[Data entries]
------------------------------------------------

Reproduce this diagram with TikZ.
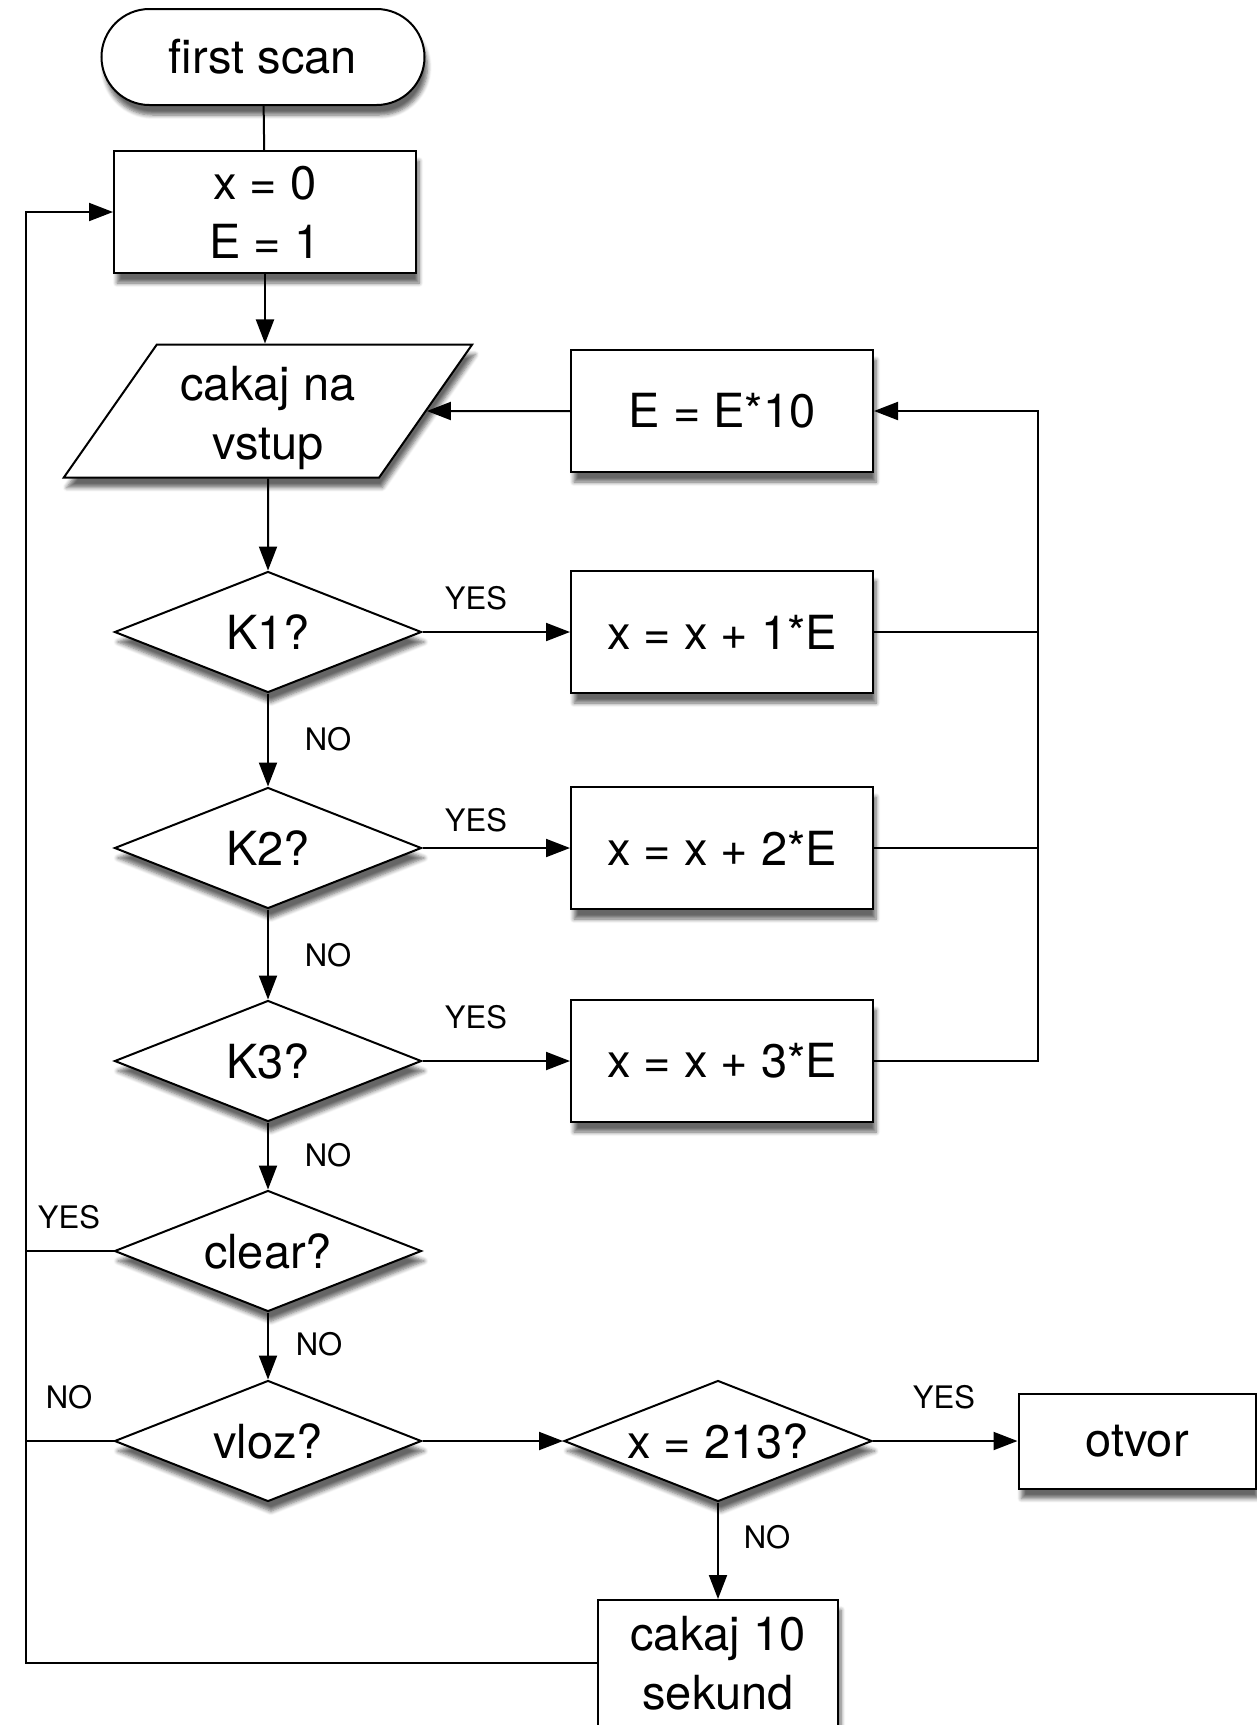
\documentclass[tikz,border=0pt]{standalone}
\usepackage{fontspec}
\setmainfont{TeX Gyre Heros}
\usepackage{tikz}
\usetikzlibrary{shapes.geometric,shadows.blur,arrows.meta}

\tikzset{
  base/.style={draw, line width=1pt, fill=white, inner sep=0pt, align=center,
    font=\fontsize{23.5}{29.5}\selectfont,
    blur shadow={shadow xshift=1.5pt, shadow yshift=-5pt, shadow blur steps=6, shadow opacity=60}},
  term/.style={base, rectangle, rounded corners=24pt, minimum width=161.5pt, minimum height=48pt},
  proc/.style={base, rectangle, minimum width=151pt, minimum height=61pt},
  decide/.style={base, diamond, aspect=2.54, minimum width=153.5pt, minimum height=60.5pt},
  io/.style={base, trapezium, trapezium left angle=58, trapezium right angle=122,
    trapezium stretches=true, minimum width=204.5pt, minimum height=66.5pt},
  lbl/.style={font=\fontsize{15.5}{18}\selectfont, inner sep=0pt},
  arr/.style={-{Triangle[length=12pt,width=9pt]}},
}

\begin{document}
\begin{tikzpicture}[x=0.5pt, y=-0.5pt, line width=1pt]
\useasboundingbox (0,0) rectangle (1257,1725);
\node[term] (start) at (263,57) {first scan};
\node[proc] (init) at (265,212) {x = 0\\E = 1};
\node[io] (input) at (268,411) {\rule{0pt}{24pt}cakaj na\\vstup};
\node[proc] (e10) at (722,411) {E = E*10};
\node[decide] (k1) at (268,632) {K1?};
\node[decide] (k2) at (268,848) {K2?};
\node[decide] (k3) at (268,1061) {K3?};
\node[proc] (add1) at (722,632) {x = x + 1*E};
\node[proc] (add2) at (722,848) {x = x + 2*E};
\node[proc] (add3) at (722,1061) {x = x + 3*E};
\node[decide] (clear) at (268,1251) {clear?};
\node[decide] (vloz) at (268,1441) {vloz?};
\node[decide, minimum width=154pt] (check) at (718,1441) {x = 213?};
\node[proc, minimum width=118.5pt, minimum height=47.5pt] (otvor) at (1137,1441) {otvor};
\node[proc, minimum width=120pt, minimum height=63pt] (wait) at (718,1663) {cakaj 10\\sekund};
\coordinate (lft) at (26,212);
\coordinate (rgt) at (1038,411);

\draw (start) -- (init);
\draw[arr] (init.south) -- (init.south |- input.north);
\draw[arr] (input.south) -- (k1.north);
\draw[arr] (k1.south) -- (k2.north);
\draw[arr] (k2.south) -- (k3.north);
\draw[arr] (k3.south) -- (clear.north);
\draw[arr] (clear.south) -- (vloz.north);
\draw[arr] (k1.east) -- (add1.west);
\draw[arr] (k2.east) -- (add2.west);
\draw[arr] (k3.east) -- (add3.west);
\draw (add1.east) -- (add1.east -| rgt);
\draw (add2.east) -- (add2.east -| rgt);
\draw[arr] (add3.east) -| (rgt) -- (e10.east);
\draw[arr] (e10.west) -- (input.east);
\draw (clear.west) -- (clear.west -| lft);
\draw (vloz.west) -- (vloz.west -| lft);
\draw[arr] (wait.west) -| (lft) -- (init.west);
\draw[arr] (vloz.east) -- (check.west);
\draw[arr] (check.east) -- (otvor.west);
\draw[arr] (check.south) -- (wait.north);

\node[lbl] (yes1) at (476,598) {YES};
\node[lbl] (no1) at (328,739) {NO};
\node[lbl] (yes2) at (476,820) {YES};
\node[lbl] (no2) at (328,955) {NO};
\node[lbl] (yes3) at (476,1017) {YES};
\node[lbl] (no3) at (328,1155) {NO};
\node[lbl] (yes4) at (69,1217) {YES};
\node[lbl] (no4) at (319,1344) {NO};
\node[lbl] (no5) at (69,1397) {NO};
\node[lbl] (yes5) at (944,1397) {YES};
\node[lbl] (no6) at (767,1537) {NO};
\end{tikzpicture}
\end{document}
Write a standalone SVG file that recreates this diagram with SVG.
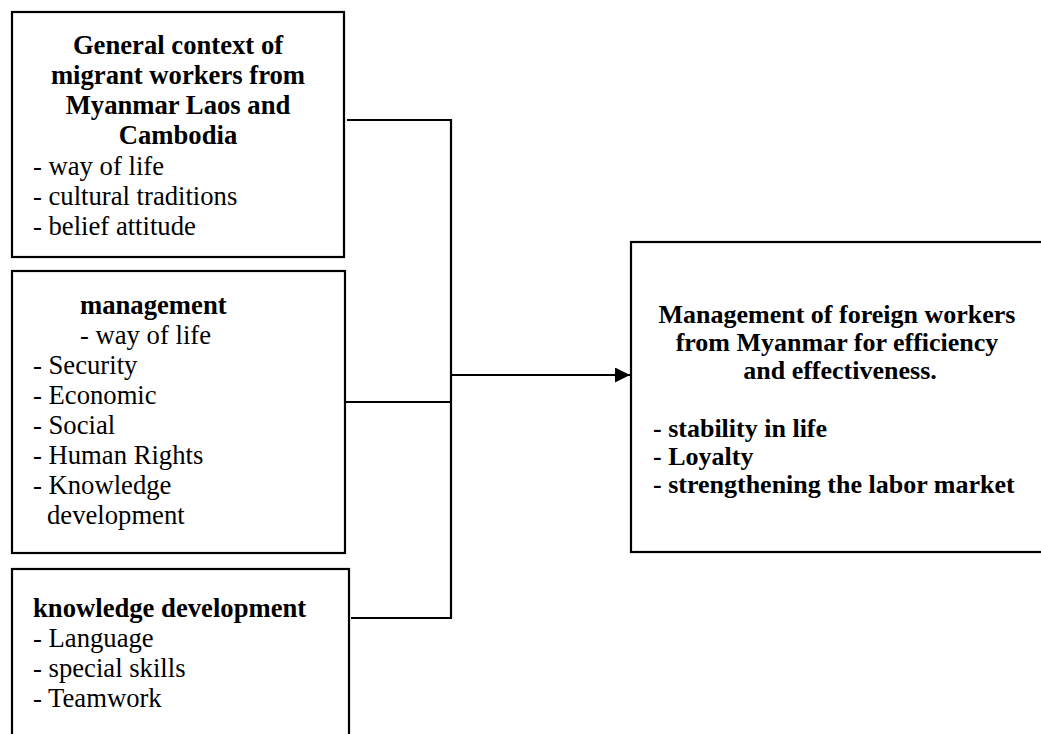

------------------------------------------------

● **Short exercise**: Search the entries for the word "this" and copy every line that has it.

● **Solved problem**:
Reproduce this diagram with TikZ.
Write a standalone SVG file that recreates this diagram with SVG.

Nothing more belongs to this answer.